-- Source excerpt --
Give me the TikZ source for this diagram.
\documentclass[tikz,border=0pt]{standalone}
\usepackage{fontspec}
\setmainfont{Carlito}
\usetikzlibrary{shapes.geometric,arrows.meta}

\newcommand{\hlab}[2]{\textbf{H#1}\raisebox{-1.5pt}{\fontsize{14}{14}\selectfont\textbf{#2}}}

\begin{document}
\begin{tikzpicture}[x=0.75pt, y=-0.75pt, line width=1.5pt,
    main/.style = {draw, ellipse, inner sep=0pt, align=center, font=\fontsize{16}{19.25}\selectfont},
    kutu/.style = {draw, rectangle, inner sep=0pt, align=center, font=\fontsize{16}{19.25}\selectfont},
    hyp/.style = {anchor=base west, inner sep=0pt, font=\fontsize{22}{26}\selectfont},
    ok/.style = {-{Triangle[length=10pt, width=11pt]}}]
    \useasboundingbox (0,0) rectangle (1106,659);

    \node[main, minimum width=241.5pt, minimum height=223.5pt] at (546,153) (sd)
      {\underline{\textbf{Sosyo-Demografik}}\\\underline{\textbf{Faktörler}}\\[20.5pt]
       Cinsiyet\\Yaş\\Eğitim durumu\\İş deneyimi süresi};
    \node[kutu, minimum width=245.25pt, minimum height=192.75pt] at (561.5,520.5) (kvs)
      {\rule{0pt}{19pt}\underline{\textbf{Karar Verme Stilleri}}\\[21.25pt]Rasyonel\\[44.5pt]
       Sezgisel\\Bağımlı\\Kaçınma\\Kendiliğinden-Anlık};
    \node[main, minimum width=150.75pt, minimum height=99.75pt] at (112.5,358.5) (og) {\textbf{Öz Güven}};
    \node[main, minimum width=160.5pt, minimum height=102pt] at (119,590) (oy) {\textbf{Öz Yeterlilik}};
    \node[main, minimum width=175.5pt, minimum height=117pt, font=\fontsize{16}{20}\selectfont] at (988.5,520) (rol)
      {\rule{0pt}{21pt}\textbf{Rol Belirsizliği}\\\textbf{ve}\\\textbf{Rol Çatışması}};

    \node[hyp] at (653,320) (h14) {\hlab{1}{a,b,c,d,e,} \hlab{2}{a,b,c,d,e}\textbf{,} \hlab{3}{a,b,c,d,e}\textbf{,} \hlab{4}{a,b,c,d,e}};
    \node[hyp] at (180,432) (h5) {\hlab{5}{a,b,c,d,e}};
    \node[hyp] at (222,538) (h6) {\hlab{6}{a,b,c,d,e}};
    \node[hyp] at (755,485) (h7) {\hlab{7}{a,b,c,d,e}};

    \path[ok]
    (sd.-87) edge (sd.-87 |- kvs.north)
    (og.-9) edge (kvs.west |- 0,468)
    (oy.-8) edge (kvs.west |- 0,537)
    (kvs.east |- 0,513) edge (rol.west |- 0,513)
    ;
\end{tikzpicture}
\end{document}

-- Stated goal --
Copy out each line exactly.

-- Result --
Give me the TikZ source for this diagram.
\documentclass[tikz,border=0pt]{standalone}
\usepackage{fontspec}
\setmainfont{Carlito}
\usetikzlibrary{shapes.geometric,arrows.meta}

\newcommand{\hlab}[2]{\textbf{H#1}\raisebox{-1.5pt}{\fontsize{14}{14}\selectfont\textbf{#2}}}

\begin{document}
\begin{tikzpicture}[x=0.75pt, y=-0.75pt, line width=1.5pt,
    main/.style = {draw, ellipse, inner sep=0pt, align=center, font=\fontsize{16}{19.25}\selectfont},
    kutu/.style = {draw, rectangle, inner sep=0pt, align=center, font=\fontsize{16}{19.25}\selectfont},
    hyp/.style = {anchor=base west, inner sep=0pt, font=\fontsize{22}{26}\selectfont},
    ok/.style = {-{Triangle[length=10pt, width=11pt]}}]
    \useasboundingbox (0,0) rectangle (1106,659);

    \node[main, minimum width=241.5pt, minimum height=223.5pt] at (546,153) (sd)
      {\underline{\textbf{Sosyo-Demografik}}\\\underline{\textbf{Faktörler}}\\[20.5pt]
       Cinsiyet\\Yaş\\Eğitim durumu\\İş deneyimi süresi};
    \node[kutu, minimum width=245.25pt, minimum height=192.75pt] at (561.5,520.5) (kvs)
      {\rule{0pt}{19pt}\underline{\textbf{Karar Verme Stilleri}}\\[21.25pt]Rasyonel\\[44.5pt]
       Sezgisel\\Bağımlı\\Kaçınma\\Kendiliğinden-Anlık};
    \node[main, minimum width=150.75pt, minimum height=99.75pt] at (112.5,358.5) (og) {\textbf{Öz Güven}};
    \node[main, minimum width=160.5pt, minimum height=102pt] at (119,590) (oy) {\textbf{Öz Yeterlilik}};
    \node[main, minimum width=175.5pt, minimum height=117pt, font=\fontsize{16}{20}\selectfont] at (988.5,520) (rol)
      {\rule{0pt}{21pt}\textbf{Rol Belirsizliği}\\\textbf{ve}\\\textbf{Rol Çatışması}};

    \node[hyp] at (653,320) (h14) {\hlab{1}{a,b,c,d,e,} \hlab{2}{a,b,c,d,e}\textbf{,} \hlab{3}{a,b,c,d,e}\textbf{,} \hlab{4}{a,b,c,d,e}};
    \node[hyp] at (180,432) (h5) {\hlab{5}{a,b,c,d,e}};
    \node[hyp] at (222,538) (h6) {\hlab{6}{a,b,c,d,e}};
    \node[hyp] at (755,485) (h7) {\hlab{7}{a,b,c,d,e}};

    \path[ok]
    (sd.-87) edge (sd.-87 |- kvs.north)
    (og.-9) edge (kvs.west |- 0,468)
    (oy.-8) edge (kvs.west |- 0,537)
    (kvs.east |- 0,513) edge (rol.west |- 0,513)
    ;
\end{tikzpicture}
\end{document}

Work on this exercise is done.